Task description:
Which lines include the word "size"? Copy each of them.

Data section:
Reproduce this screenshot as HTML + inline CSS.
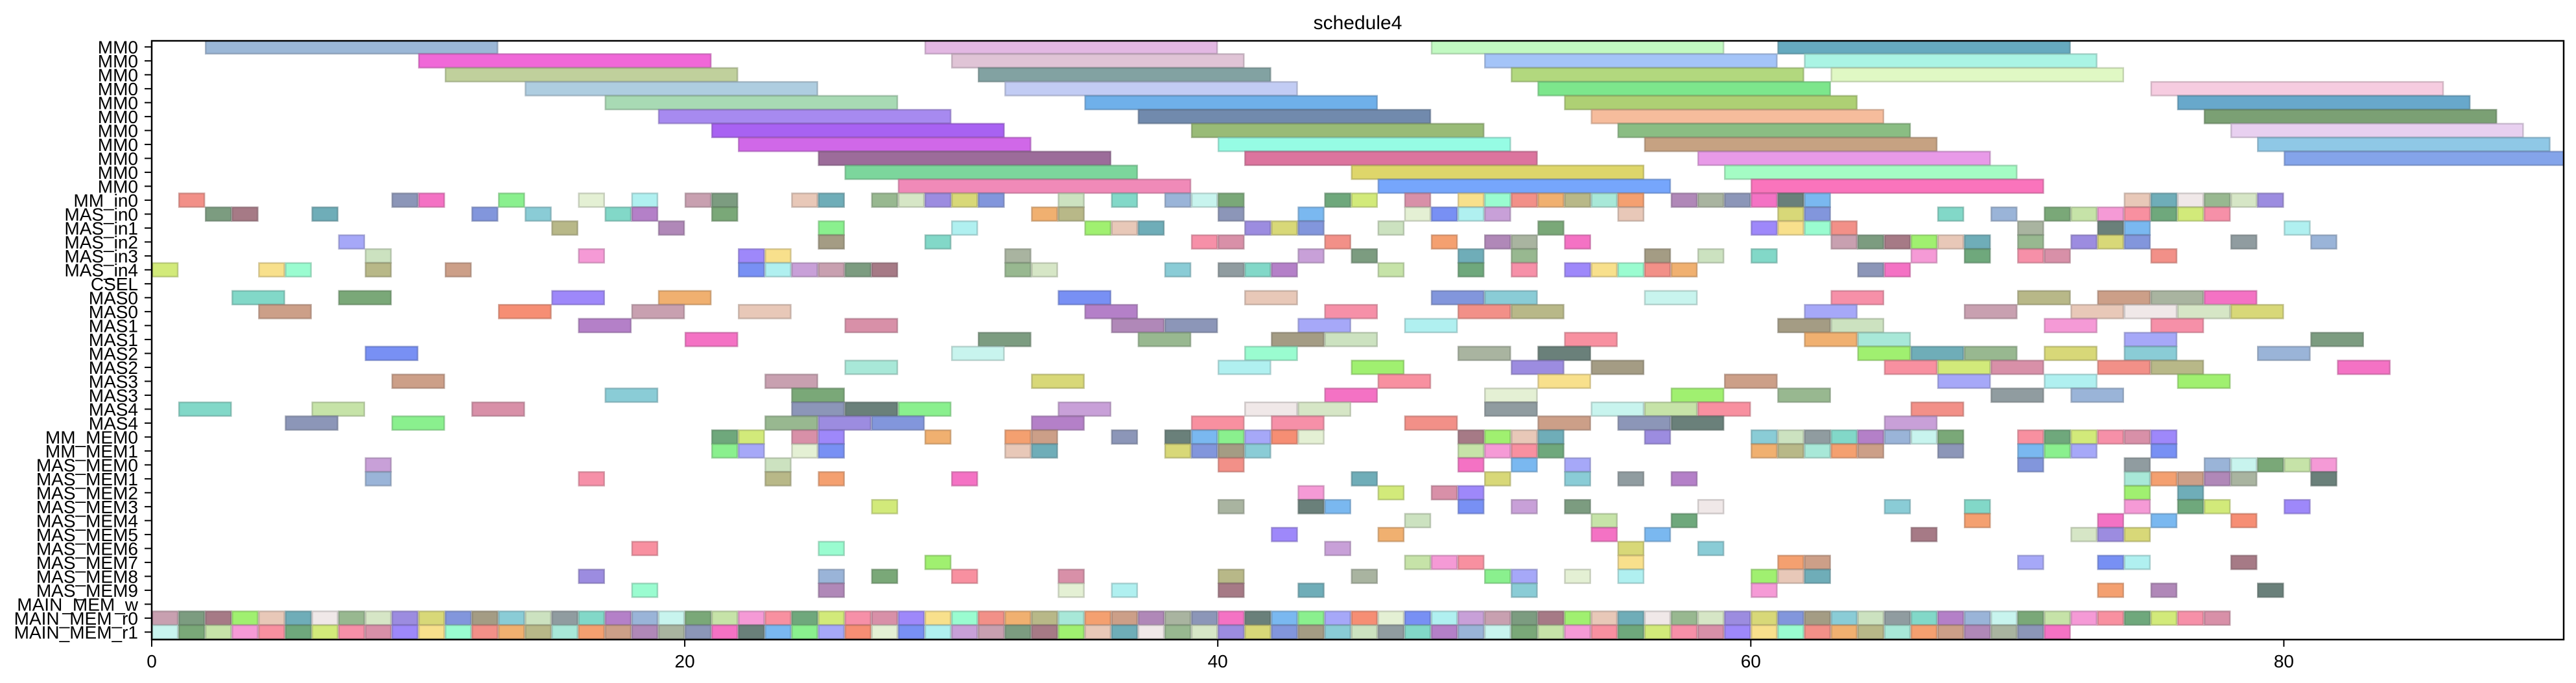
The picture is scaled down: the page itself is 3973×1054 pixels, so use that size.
<!DOCTYPE html>
<html><head><meta charset="utf-8"><style>
html,body{margin:0;padding:0;background:#fff;}
svg{display:block;font-family:"Liberation Sans","DejaVu Sans",sans-serif;}
</style></head><body>
<svg id="chart" width="3973" height="1054" viewBox="0 0 3973 1054" xmlns="http://www.w3.org/2000/svg">
<rect width="3973" height="1054" fill="#fff"/>
<text x="2094" y="45" font-size="30" text-anchor="middle" fill="#000">schedule4</text>
<defs><clipPath id="plotclip"><rect x="234" y="63" width="3720" height="924"/></clipPath></defs>
<g id="bars" clip-path="url(#plotclip)"></g>
<g id="axes"></g>
</svg>
<script>
const rowLabels = ["MM0","MM0","MM0","MM0","MM0","MM0","MM0","MM0","MM0","MM0","MM0","MM_in0","MAS_in0","MAS_in1","MAS_in2","MAS_in3","MAS_in4","CSEL","MAS0","MAS0","MAS1","MAS1","MAS2","MAS2","MAS3","MAS3","MAS4","MAS4","MM_MEM0","MM_MEM1","MAS_MEM0","MAS_MEM1","MAS_MEM2","MAS_MEM3","MAS_MEM4","MAS_MEM5","MAS_MEM6","MAS_MEM7","MAS_MEM8","MAS_MEM9","MAIN_MEM_w","MAIN_MEM_r0","MAIN_MEM_r1"];
const rowDurations = [11,11,11,11,11,11,11,11,11,11,11,1,1,1,1,1,1,1,2,2,2,2,2,2,2,2,2,2,1,1,1,1,1,1,1,1,1,1,1,1,1,1,1];
const rowStarts = [
[2,29,48,61],[10,30,50,62],[11,31,51,63],[14,32,52,75],[17,35,53,76],[19,37,54,77],[21,39,55,78],[22,40,56,79],[25,41,58,80],[26,45,59],[28,46,60],
[1,9,10,13,16,18,20,21,24,25,27,28,29,30,31,34,36,38,39,40,44,45,47,49,50,51,52,53,54,55,57,58,59,60,61,62,74,75,76,77,78,79],
[2,3,6,12,14,17,18,21,33,34,40,43,47,48,49,50,55,61,62,67,69,71,72,73,74,75,76,77],
[15,19,25,30,35,36,37,41,42,43,46,52,60,61,62,63,70,73,74,80],
[7,25,29,39,40,44,48,50,51,53,63,64,65,66,67,68,70,72,73,74,78,81],
[8,16,22,23,32,43,45,49,51,56,58,60,66,68,70,71,75],
[0,4,5,8,11,22,23,24,25,26,27,32,33,38,40,41,42,46,49,51,53,54,55,56,57,64,65],
[],
[3,7,15,19,34,41,48,50,56,63,70,73,75,77],
[4,13,18,22,35,44,49,51,62,68,72,74,76,78],
[16,26,36,38,43,47,61,63,71,75],
[20,31,37,42,44,53,62,64,74,81],
[8,30,41,49,52,64,66,68,71,74,79],
[26,40,45,51,54,65,67,69,73,75,82],
[9,23,33,46,52,59,67,71,76],
[17,24,44,50,57,61,69,72],
[1,6,12,24,26,28,34,41,43,50,54,56,58,66],
[5,9,23,25,27,33,39,42,47,52,55,57,65],
[21,22,24,25,29,32,33,36,38,39,40,41,42,43,49,50,51,52,56,60,61,62,63,64,65,66,67,70,71,72,73,74,75],
[21,22,24,25,32,33,38,39,40,41,49,50,51,52,60,61,62,63,64,67,70,71,72,75],
[8,23,40,49,51,53,70,74,77,78,79,80,81],
[8,16,23,25,30,45,50,53,55,57,74,75,76,77,78,81],
[43,46,48,49,74,76],
[27,40,43,44,49,51,53,58,65,68,74,76,77,80],
[47,54,57,68,73,75,78],
[42,46,54,56,66,72,73,74],
[18,25,44,55,58],
[29,47,48,49,55,61,62,70,73,74,78],
[16,25,27,30,34,40,45,50,51,53,55,60,61,62],
[18,25,34,36,40,43,51,60,73,75,79],
[],
[0,1,2,3,4,5,6,7,8,9,10,11,12,13,14,15,16,17,18,19,20,21,22,23,24,25,26,27,28,29,30,31,32,33,34,35,36,37,38,39,40,41,42,43,44,45,46,47,48,49,50,51,52,53,54,55,56,57,58,59,60,61,62,63,64,65,66,67,68,69,70,71,72,73,74,75,76,77],
[0,1,2,3,4,5,6,7,8,9,10,11,12,13,14,15,16,17,18,19,20,21,22,23,24,25,26,27,28,29,30,31,32,33,34,35,36,37,38,39,40,41,42,43,44,45,46,47,48,49,50,51,52,53,54,55,56,57,58,59,60,61,62,63,64,65,66,67,68,69,70,71]
];
const xTicks = [0,20,40,60,80];
const xMin = 0, xMax = 90.5;

// styles (not data)
const mmColors = [
["#9bb7d6","#e2b8e2","#c2f9c2","#66aabf"],["#f068d8","#e0c4d6","#a4c4f8","#aaf4e4"],
["#c0d09c","#82a2a2","#b2d87e","#e0f8c4"],["#aecde0","#c2ccf4","#7de68c","#f6cce0"],
["#a8dab4","#6fb0ea","#aed074","#68a8cb"],["#a78af0","#718aad","#f6bc9c","#7ba074"],
["#a862f2","#99bb77","#8abd83","#e8d0f0"],["#d068e8","#96fce4","#c6a282","#8fc8e6"],
["#9c6c9a","#dc749e","#e89ae8","#84a4ea"],["#7cd69c","#ded66a","#a4fcc4"],["#f08ab8","#76a6fc","#fa74bc"]];
const palette = ["#c6e3a8","#a9b4a0","#6fadb8","#f59ad6","#8c96b8","#f0e8e8","#f890a0","#f472c4","#98b890","#6fa87c","#6a807a","#d6e6c6","#d2ea7a","#7ab8f0","#9c8ce0","#f690a8","#8af08e","#d8d878","#d890a8","#a6a8f8","#8296dc","#9e88fa","#f68e74","#a49c84","#f8e08c","#e4f0d4","#8accd6","#9afcd0","#7890f4","#cce2c0","#f29088","#b0f0f0","#909ca0","#f0b070","#c8a0d8","#82d8c8","#b8b888","#c8a0b0","#b480c8","#a8e8d8","#7c9c80","#9ab4d8","#f4a070","#a67a86","#c8f4ee","#cc9f88","#a0f070","#7aa878","#b088b8","#e8c8b8"];
const X = t => 234 + (t - xMin) * (3954 - 234) / (xMax - xMin);
const rowY = i => 72.4 + i * 21.5;
const NS = "http://www.w3.org/2000/svg";
const barsG = document.getElementById("bars");
const axesG = document.getElementById("axes");

function darker(hex){
  const n=parseInt(hex.slice(1),16);let r=n>>16,g=(n>>8)&255,b=n&255;
  r=Math.round(r*0.75);g=Math.round(g*0.75);b=Math.round(b*0.75);
  return "rgb("+r+","+g+","+b+")";
}

rowStarts.forEach((starts, ri) => {
  starts.forEach((s, k) => {
    const r = document.createElementNS(NS, "rect");
    const x0 = X(s), x1 = X(s + rowDurations[ri]);
    let col = ri <= 10 ? (mmColors[ri][k] || palette[k % palette.length]) : palette[(ri * 7 + s * 3) % palette.length];
    r.setAttribute("x", x0 + 1);
    r.setAttribute("y", rowY(ri) - 10.5);
    r.setAttribute("width", x1 - x0 - 2);
    r.setAttribute("height", 21);
    r.setAttribute("fill", col);
    r.setAttribute("stroke", darker(col));
    r.setAttribute("stroke-opacity", "0.6");
    r.setAttribute("stroke-width", "2.5");
    
    
    barsG.appendChild(r);
  });
});

// frame
const frame = document.createElementNS(NS, "rect");
frame.setAttribute("x", 234); frame.setAttribute("y", 63);
frame.setAttribute("width", 3954 - 234); frame.setAttribute("height", 987 - 63);
frame.setAttribute("fill", "none"); frame.setAttribute("stroke", "#000"); frame.setAttribute("stroke-width", "2.5");


axesG.appendChild(frame);

rowLabels.forEach((lab, i) => {
  const tk = document.createElementNS(NS, "line");
  tk.setAttribute("x1", 223); tk.setAttribute("x2", 234);
  tk.setAttribute("y1", rowY(i)); tk.setAttribute("y2", rowY(i));
  tk.setAttribute("stroke", "#000"); tk.setAttribute("stroke-width", "2");
  
  
  axesG.appendChild(tk);
  const t = document.createElementNS(NS, "text");
  t.setAttribute("x", 213); t.setAttribute("y", rowY(i) + 10);
  t.setAttribute("font-size", "28"); t.setAttribute("text-anchor", "end");
  t.textContent = lab;
  
  
  axesG.appendChild(t);
});

xTicks.forEach(v => {
  const tk = document.createElementNS(NS, "line");
  tk.setAttribute("x1", X(v)); tk.setAttribute("x2", X(v));
  tk.setAttribute("y1", 987); tk.setAttribute("y2", 998);
  tk.setAttribute("stroke", "#000"); tk.setAttribute("stroke-width", "2");
  
  
  axesG.appendChild(tk);
  const t = document.createElementNS(NS, "text");
  t.setAttribute("x", X(v)); t.setAttribute("y", 1030);
  t.setAttribute("font-size", "28"); t.setAttribute("text-anchor", "middle");
  t.textContent = v;
  
  
  axesG.appendChild(t);
});
</script>
</body></html>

Result for this task:
The picture is scaled down: the page itself is 3973×1054 pixels, so use that size.
<text x="2094" y="45" font-size="30" text-anchor="middle" fill="#000">schedule4</text>
  t.setAttribute("font-size", "28"); t.setAttribute("text-anchor", "end");
  t.setAttribute("font-size", "28"); t.setAttribute("text-anchor", "middle");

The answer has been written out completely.